**PROMPT:** Below is a listing; print exactly its lines from the one containing "Emit a web page" down to the one containing "4.7e-11, 6.2e-11, 7.8e-11];", both inclusive, with every picture left out.

Collected data entries
↓

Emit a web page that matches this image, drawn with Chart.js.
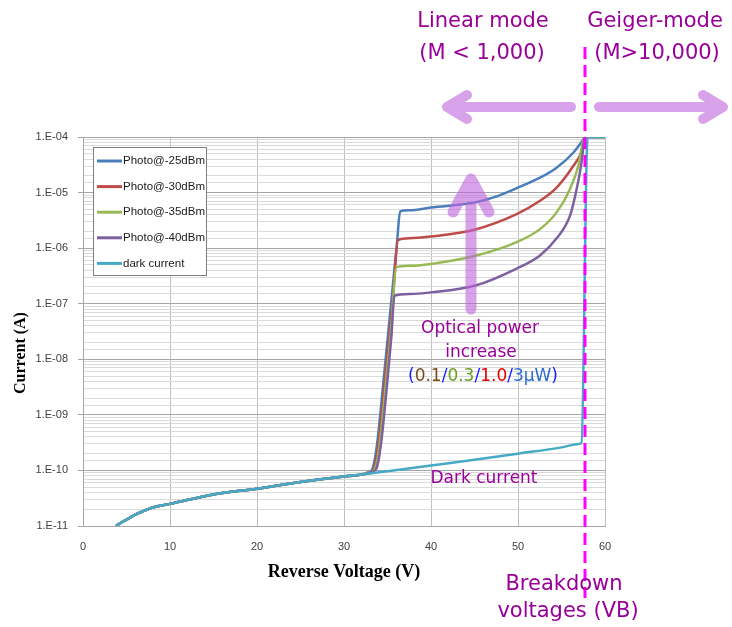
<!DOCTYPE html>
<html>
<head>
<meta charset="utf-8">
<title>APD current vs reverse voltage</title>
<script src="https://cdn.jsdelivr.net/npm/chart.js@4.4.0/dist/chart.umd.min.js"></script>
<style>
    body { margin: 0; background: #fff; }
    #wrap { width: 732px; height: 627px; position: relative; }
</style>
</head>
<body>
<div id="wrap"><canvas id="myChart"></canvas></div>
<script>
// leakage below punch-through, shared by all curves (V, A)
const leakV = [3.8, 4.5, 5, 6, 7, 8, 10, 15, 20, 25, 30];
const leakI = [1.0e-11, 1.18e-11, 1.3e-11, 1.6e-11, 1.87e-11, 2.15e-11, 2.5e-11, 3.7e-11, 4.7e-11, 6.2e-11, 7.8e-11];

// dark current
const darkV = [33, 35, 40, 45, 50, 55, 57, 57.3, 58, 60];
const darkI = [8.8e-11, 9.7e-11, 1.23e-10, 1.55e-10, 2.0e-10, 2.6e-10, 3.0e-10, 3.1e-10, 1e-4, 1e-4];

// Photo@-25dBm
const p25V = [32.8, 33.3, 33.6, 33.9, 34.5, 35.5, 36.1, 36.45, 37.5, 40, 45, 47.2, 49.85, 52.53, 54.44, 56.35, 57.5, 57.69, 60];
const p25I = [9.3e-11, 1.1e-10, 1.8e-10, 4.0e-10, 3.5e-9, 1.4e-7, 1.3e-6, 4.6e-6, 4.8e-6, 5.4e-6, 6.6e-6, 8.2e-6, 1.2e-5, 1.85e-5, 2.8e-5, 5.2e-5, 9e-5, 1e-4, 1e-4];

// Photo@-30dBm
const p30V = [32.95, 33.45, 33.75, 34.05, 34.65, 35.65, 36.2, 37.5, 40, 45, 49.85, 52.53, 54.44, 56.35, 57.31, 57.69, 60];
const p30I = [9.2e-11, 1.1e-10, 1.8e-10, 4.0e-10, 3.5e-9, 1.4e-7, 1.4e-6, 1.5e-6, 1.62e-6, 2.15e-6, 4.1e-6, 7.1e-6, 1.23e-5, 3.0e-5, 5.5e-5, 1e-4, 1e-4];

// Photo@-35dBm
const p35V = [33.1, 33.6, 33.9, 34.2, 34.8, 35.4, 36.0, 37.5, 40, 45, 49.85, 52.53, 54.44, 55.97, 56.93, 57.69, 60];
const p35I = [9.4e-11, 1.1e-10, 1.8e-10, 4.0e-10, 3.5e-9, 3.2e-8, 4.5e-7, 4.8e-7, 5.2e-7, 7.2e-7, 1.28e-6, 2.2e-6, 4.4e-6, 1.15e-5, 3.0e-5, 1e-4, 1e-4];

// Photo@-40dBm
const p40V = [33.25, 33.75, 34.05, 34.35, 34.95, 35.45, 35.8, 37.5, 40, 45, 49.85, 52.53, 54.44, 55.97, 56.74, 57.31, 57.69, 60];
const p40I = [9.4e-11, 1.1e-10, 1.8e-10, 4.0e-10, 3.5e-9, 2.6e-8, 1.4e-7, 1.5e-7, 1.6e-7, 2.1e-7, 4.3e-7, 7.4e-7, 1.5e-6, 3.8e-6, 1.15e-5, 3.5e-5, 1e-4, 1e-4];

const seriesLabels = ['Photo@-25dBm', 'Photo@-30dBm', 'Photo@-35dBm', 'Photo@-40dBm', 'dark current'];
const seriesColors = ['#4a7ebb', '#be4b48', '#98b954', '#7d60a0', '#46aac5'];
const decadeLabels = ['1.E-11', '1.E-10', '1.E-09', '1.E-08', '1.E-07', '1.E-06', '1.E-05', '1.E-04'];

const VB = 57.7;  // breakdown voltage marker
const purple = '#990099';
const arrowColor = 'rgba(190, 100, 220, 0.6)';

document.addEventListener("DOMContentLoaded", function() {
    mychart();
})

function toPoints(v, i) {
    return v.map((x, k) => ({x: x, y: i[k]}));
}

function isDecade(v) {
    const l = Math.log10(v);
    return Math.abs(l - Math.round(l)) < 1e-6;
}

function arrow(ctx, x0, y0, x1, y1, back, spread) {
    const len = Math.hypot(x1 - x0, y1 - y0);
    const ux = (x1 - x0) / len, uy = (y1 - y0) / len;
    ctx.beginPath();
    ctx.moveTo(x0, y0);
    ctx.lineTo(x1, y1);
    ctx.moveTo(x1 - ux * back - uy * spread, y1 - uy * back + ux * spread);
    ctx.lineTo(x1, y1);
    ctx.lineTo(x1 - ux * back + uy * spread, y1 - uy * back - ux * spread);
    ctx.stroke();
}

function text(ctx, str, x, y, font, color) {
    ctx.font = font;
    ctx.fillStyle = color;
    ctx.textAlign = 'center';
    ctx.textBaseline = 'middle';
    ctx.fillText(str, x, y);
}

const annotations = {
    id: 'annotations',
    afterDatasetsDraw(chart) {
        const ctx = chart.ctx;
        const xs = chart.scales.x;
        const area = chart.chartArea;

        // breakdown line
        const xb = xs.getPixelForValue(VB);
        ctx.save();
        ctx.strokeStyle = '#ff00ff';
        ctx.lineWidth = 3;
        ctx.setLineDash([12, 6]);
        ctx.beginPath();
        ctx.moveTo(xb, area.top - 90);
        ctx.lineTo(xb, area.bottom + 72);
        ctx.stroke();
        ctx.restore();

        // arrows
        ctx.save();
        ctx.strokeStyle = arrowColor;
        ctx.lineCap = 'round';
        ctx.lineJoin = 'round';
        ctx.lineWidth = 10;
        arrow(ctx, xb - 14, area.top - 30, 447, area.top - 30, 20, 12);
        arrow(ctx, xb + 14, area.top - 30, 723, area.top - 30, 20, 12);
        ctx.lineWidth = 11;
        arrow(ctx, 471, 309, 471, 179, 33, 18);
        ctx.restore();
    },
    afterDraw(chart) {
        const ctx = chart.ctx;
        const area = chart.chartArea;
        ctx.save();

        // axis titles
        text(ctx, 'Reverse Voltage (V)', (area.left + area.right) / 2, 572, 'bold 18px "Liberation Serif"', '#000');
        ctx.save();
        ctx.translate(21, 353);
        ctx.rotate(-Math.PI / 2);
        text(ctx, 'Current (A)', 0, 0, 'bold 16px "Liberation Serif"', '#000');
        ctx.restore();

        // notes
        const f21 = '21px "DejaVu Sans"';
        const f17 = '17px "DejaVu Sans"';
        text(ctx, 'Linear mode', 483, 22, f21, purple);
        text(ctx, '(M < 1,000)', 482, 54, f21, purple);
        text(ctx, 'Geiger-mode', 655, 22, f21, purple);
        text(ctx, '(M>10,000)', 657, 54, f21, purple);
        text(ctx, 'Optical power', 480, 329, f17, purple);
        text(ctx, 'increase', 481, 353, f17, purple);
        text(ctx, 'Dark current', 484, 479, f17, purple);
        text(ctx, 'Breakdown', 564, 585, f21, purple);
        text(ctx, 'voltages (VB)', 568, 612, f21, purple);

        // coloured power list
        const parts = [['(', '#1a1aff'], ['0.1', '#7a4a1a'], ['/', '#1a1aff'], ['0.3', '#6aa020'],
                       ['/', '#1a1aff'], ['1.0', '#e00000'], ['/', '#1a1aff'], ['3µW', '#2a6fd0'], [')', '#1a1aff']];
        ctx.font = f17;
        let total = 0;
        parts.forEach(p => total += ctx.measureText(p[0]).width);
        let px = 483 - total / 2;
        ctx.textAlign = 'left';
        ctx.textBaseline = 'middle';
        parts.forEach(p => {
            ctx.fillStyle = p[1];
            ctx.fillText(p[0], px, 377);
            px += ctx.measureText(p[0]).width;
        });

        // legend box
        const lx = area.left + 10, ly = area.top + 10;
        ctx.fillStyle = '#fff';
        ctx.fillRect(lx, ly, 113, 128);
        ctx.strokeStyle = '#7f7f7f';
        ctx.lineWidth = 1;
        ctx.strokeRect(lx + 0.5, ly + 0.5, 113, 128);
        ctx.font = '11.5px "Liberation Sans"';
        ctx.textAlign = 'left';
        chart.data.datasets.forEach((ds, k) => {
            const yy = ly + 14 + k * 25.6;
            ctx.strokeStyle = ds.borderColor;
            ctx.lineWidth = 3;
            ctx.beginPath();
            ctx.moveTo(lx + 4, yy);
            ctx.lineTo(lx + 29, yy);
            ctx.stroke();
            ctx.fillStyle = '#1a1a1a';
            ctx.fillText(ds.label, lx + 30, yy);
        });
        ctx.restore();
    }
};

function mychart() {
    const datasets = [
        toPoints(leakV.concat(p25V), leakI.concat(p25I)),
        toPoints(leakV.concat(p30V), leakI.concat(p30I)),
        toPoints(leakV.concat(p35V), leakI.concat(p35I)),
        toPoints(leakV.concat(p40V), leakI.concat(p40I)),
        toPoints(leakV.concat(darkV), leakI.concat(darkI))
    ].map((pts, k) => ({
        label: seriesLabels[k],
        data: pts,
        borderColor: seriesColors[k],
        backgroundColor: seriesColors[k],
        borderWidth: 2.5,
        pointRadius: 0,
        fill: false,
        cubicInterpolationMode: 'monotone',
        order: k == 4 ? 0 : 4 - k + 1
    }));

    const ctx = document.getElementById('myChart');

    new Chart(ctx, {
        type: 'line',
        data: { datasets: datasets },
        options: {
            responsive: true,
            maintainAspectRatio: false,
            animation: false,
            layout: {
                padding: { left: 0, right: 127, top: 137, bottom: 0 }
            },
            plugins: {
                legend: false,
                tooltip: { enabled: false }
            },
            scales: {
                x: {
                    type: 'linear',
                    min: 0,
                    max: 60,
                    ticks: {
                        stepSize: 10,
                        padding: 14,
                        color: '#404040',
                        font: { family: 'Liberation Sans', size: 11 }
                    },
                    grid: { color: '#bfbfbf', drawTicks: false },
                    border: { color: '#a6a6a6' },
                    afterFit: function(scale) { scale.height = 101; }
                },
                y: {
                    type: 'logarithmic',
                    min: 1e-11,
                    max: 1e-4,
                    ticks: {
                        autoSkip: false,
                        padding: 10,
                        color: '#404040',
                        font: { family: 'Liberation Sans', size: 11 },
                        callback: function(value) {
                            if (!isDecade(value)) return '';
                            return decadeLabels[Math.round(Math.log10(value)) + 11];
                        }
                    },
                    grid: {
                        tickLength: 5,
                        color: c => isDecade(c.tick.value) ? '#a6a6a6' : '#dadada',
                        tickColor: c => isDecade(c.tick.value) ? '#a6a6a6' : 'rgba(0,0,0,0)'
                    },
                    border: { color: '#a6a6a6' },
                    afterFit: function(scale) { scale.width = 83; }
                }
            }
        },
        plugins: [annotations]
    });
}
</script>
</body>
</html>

↑
↓

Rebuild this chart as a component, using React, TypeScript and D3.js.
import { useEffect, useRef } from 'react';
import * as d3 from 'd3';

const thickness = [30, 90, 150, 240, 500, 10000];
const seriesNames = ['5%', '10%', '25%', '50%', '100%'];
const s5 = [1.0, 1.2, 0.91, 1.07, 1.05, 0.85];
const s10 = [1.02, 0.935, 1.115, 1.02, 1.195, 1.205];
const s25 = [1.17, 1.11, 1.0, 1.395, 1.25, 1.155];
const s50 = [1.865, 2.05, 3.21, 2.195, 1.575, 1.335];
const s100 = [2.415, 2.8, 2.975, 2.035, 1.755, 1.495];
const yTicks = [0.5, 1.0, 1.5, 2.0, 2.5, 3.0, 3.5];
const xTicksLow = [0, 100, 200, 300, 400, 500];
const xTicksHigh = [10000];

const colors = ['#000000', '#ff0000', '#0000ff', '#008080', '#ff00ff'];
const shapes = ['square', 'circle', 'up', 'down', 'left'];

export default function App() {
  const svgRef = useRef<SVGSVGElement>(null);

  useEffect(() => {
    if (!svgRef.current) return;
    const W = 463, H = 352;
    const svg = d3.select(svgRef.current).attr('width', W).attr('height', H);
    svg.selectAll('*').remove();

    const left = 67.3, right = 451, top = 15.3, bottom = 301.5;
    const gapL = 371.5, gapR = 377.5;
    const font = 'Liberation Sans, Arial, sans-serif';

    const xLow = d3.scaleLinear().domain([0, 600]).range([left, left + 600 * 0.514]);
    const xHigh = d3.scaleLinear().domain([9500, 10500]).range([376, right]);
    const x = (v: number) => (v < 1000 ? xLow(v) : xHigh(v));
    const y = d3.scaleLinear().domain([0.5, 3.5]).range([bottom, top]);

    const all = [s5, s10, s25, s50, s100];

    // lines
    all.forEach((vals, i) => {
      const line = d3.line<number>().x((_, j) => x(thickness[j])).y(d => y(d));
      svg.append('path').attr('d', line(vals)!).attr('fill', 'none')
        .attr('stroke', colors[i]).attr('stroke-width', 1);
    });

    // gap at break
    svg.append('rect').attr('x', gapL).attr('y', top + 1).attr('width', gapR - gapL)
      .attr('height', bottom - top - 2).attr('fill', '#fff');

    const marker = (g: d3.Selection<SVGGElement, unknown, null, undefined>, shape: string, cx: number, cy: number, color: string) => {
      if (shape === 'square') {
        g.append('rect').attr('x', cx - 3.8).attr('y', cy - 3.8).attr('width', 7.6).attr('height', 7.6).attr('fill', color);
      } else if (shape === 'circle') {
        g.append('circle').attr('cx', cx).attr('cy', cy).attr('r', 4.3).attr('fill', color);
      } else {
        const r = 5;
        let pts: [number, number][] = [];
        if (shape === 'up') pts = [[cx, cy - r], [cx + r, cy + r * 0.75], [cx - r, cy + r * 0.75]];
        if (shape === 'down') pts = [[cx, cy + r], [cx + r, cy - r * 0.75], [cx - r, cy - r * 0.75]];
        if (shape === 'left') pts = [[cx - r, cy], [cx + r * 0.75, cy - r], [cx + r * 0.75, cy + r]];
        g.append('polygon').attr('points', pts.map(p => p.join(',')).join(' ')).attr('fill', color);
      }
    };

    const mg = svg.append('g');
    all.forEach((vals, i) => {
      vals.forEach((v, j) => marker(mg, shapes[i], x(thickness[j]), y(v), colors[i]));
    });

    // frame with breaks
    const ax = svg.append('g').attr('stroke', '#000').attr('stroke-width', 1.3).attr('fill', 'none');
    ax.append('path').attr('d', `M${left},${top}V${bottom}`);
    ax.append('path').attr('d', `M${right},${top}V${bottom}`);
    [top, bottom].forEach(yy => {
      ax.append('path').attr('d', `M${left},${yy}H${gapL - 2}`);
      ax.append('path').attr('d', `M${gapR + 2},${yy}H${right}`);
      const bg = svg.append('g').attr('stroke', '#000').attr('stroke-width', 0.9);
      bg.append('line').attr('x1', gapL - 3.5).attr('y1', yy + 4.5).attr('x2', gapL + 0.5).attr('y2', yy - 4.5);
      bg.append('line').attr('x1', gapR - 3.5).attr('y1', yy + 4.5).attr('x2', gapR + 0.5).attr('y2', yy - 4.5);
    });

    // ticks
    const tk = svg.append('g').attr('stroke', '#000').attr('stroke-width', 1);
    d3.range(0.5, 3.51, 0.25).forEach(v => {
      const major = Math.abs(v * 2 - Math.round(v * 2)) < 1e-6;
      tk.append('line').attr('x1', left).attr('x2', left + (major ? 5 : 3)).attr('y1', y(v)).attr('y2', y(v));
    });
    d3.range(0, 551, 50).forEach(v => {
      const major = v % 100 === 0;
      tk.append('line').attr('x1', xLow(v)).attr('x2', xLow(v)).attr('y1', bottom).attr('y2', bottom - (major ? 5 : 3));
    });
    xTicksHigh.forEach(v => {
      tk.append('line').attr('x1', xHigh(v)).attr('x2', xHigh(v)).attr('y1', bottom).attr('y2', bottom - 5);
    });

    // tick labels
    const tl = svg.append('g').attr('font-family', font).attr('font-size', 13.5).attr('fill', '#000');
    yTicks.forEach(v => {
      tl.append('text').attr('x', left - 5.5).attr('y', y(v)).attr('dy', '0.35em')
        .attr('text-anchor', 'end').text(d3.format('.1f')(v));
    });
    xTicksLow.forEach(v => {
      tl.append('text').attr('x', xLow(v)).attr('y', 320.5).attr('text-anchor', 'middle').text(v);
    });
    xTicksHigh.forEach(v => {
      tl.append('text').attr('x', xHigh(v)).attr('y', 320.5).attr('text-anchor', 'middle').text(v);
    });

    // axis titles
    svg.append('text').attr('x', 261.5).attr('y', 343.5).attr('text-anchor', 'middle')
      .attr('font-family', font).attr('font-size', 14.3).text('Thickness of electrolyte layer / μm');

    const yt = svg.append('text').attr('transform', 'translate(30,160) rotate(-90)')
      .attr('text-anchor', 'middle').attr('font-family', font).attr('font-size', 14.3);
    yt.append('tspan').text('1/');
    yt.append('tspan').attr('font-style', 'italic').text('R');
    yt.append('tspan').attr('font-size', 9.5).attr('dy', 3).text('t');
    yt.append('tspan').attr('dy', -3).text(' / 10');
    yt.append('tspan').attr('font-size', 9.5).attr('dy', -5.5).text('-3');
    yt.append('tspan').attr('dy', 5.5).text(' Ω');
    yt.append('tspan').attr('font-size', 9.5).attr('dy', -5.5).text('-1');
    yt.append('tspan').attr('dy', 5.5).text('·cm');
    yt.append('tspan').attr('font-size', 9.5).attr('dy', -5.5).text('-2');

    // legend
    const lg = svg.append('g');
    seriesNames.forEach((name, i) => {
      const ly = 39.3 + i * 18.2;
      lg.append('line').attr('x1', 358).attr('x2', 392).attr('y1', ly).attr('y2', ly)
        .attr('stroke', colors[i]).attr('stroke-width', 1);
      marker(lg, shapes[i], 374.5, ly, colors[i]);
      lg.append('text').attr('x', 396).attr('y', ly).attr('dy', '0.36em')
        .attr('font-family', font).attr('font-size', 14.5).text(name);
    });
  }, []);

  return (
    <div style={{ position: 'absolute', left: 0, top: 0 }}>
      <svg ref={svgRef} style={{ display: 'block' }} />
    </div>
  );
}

↑

**PROBLEM SOLUTION:**
Emit a web page that matches this image, drawn with Chart.js.
<!DOCTYPE html>
<html>
<head>
<meta charset="utf-8">
<title>APD current vs reverse voltage</title>
<script src="https://cdn.jsdelivr.net/npm/chart.js@4.4.0/dist/chart.umd.min.js"></script>
<style>
    body { margin: 0; background: #fff; }
    #wrap { width: 732px; height: 627px; position: relative; }
</style>
</head>
<body>
<div id="wrap"><canvas id="myChart"></canvas></div>
<script>
// leakage below punch-through, shared by all curves (V, A)
const leakV = [3.8, 4.5, 5, 6, 7, 8, 10, 15, 20, 25, 30];
const leakI = [1.0e-11, 1.18e-11, 1.3e-11, 1.6e-11, 1.87e-11, 2.15e-11, 2.5e-11, 3.7e-11, 4.7e-11, 6.2e-11, 7.8e-11];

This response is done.